In one sense it's a coming-of-age tale, since Siu Ling narrates the story and, in her quest to find Ding On, gains insight into the human condition and the various things others must do in order to survive.  (She never completely matures, though, since we see her still cavorting with her kitty before the final battle.)

Her lovesick infatuation with the two men, which develops during the course of the story into something more tortured and agonizing, adds to the film's coming-of-age angle in addition to its other motifs such as honor, loyalty, unrequited love, and retribution as a moral imperative.

Most of all, though, THE BLADE is one of the most dazzling, dizzying, often astounding action films you'll ever see.  In several major setpieces throughout the story Tsui Hark displays a brilliant visual sense that takes this kind of filmmaking to its own unique level.

It's almost impossible to count the number of camera setups used, with editing so rapid-fire that the scenes become almost subliminal.  Yet this is done skillfully and, more importantly, coherently, unlike the case of, say, the sometimes incomprehensible QUANTUM OF SOLACE. 

The director rarely uses slow-motion except to emphasize a moment here and there--his editing is too restless and impatient for that, bombarding us with flurries of eye-dazzling imagery that flash past as though in a dream. 

The camerawork appears unsophisticated at times but is raw and immediate, and during several scenes the constant use of close shots keeps us right in the middle of the action as though we're participants rather than watching from a safe distance.
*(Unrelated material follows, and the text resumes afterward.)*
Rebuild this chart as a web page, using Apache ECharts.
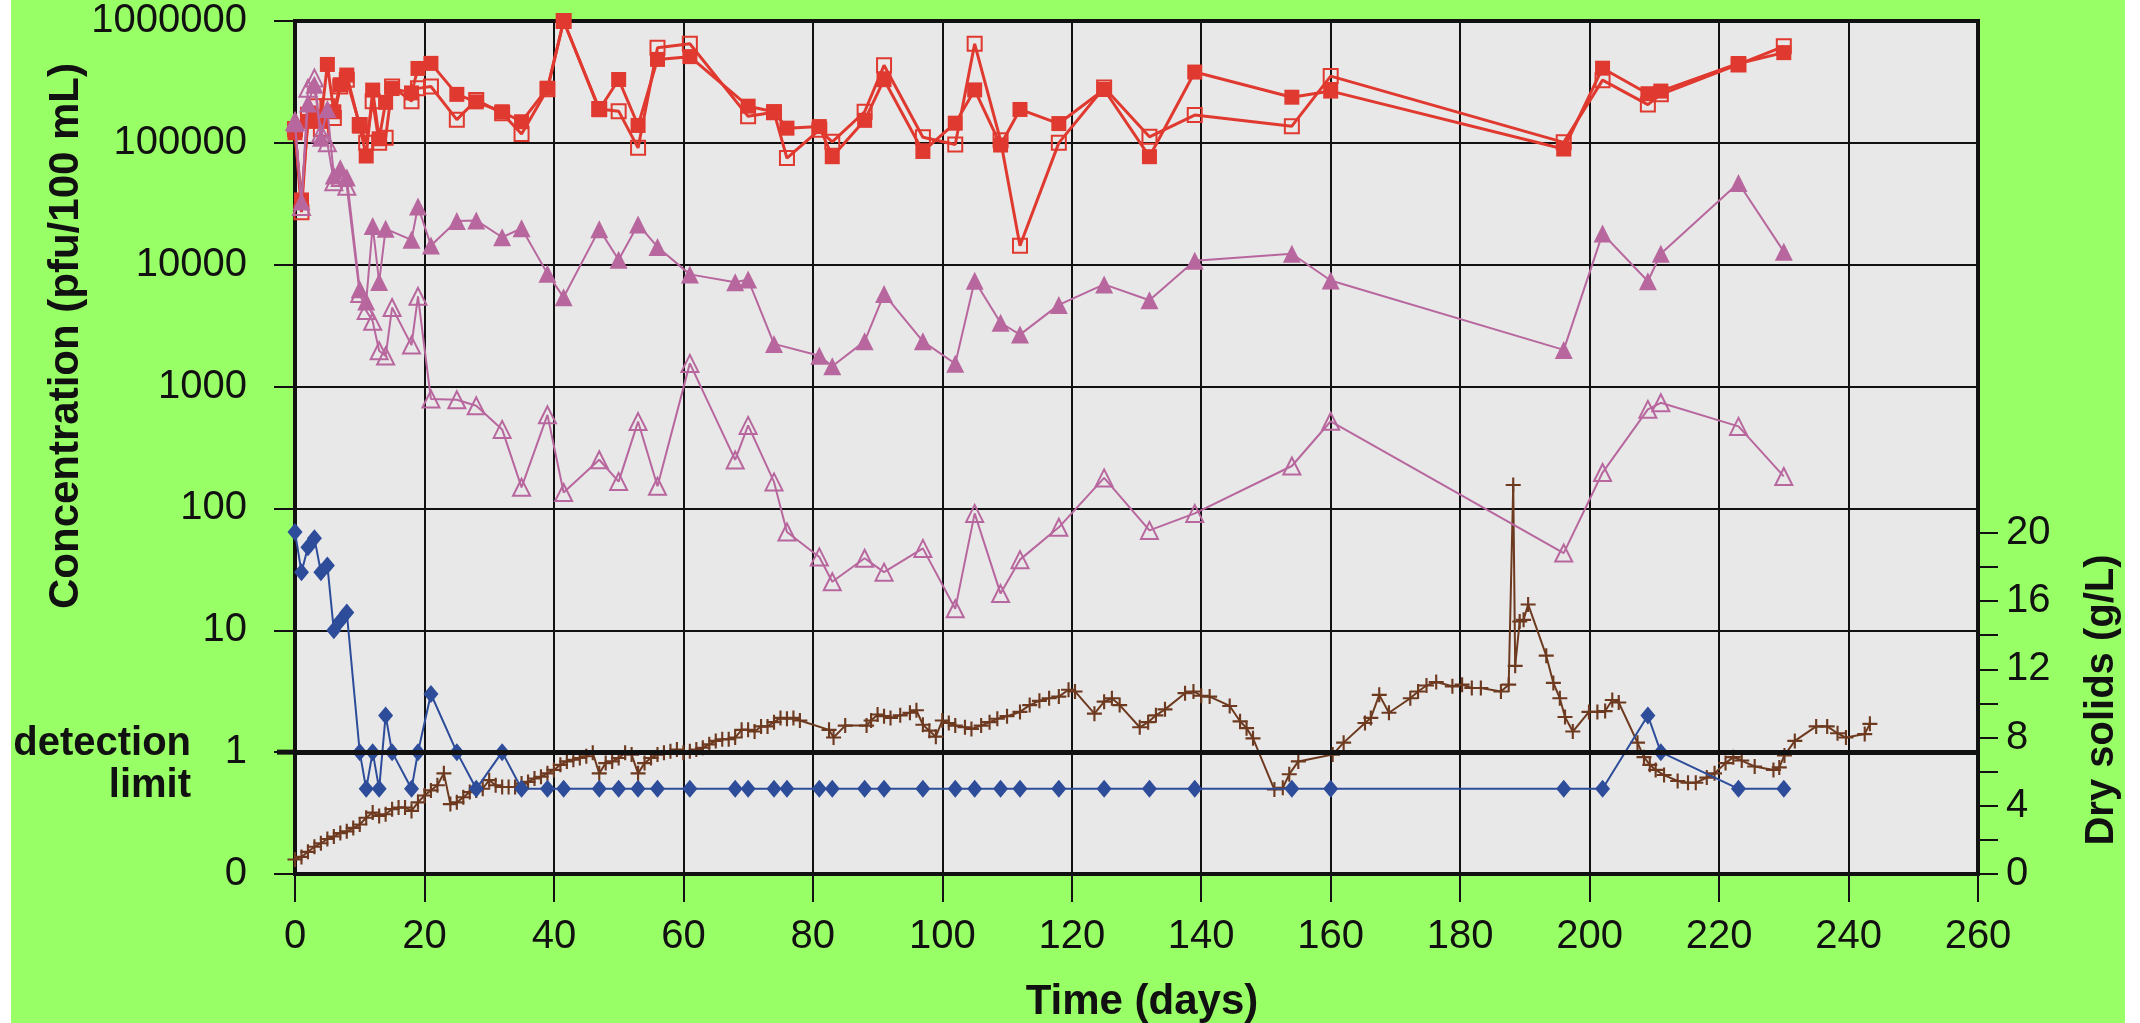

This is especially true during the nightmarish early sequence in which Ding On loses his arm during his attempted rescue of Siu Ling from the bandits.  The whole thing is one long, disorienting blur of mud, blood, fire, thrashing limbs, clashing blades, splintering bamboo, pain, and fear, with Tsui Hark shooting and editing it the way one might imagine a frenzied orchestra conductor flailing his way through "A Night On Bald Mountain."

Subsequent fights scenes are similarly done in a frenetic free-for-all style that is always visually and emotionally involving, leading to a bloody showdown within the walls of the sword factory and a final confrontation between Ding On and Falcon which finds Tsui Hark's direction at its most hyperkinetic and free-form.

This loose approach also serves him well during character scenes, although he also accentuates such moments with beautifully composed close-ups.  The camera especially likes the interesting face of Chung Bik-ha as the comically eccentric Blackie, who gives one of the film's best and most likable performances amidst an excellent cast.

The DVD from Warner Archive Collection and Golden Harvest is in 16x9 widescreen with Dolby 2.0 soundtracks in Cantonese and English.  English subtitles are available.  No extras. 

With fully-realized characters and an emotional ending that resonates past the fadeout, THE BLADE is more than just an action movie.  But, wow--what an action movie!